The way the words "dash of" or "pinch of" refer to adding some ingredient in small amounts, is there a similar (cooking) term for adding large quantities of something?
I'm not sure what part of speech you want (a sample sentence would help—see the SWR tag's guidance), but the adjective "generous" and adverb "generously" are often used for this purpose. For example:
When the mixture has browned, add a generous amount of tomato sauce (recipe 6) or tomato paste diluted with water. . . . Be sure to serve the fish nicely covered with a generous amount of the thick sauce it has been cooking in. (Pellegrino Artusi, "Science in the Kitchen and the Art of Eating Well," University of Toronto Press, 2003, pg. 330)

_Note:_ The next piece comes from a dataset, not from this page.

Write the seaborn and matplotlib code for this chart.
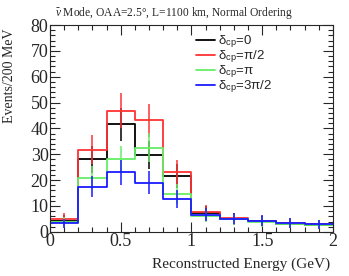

Sprinkle generously with sugar and return the cobbler to the oven and bake until golden, about 15 minutes. (Alaska Northwest Books, "The Alaska Homegrown Cookbook," West Margin Press, 2011)
By the way, "dash" and "pinch" may be used to designate precise amounts. However, you can easily find terms for precise large amounts, so I assume that that's not what you wanted.
Slather is a term meaning to spread thickly. It's not strictly a food word, but may be used to describe how butter, jam, or other condiments are applied to a food.
Another term often found in recipes is to an add ingredient like salt or seasoning liberally, which means you should add an unspecified large quantity.
Heaping is another term used in recipes to describe a quantity that is an unspecified amount more than a certain measured quantity - it may not be a large amount in an absolute sense, but it's bigger than the measured amount. A heaping tablespoon, for example, is a quantity somewhat larger than a tablespoon by a non-specific amount.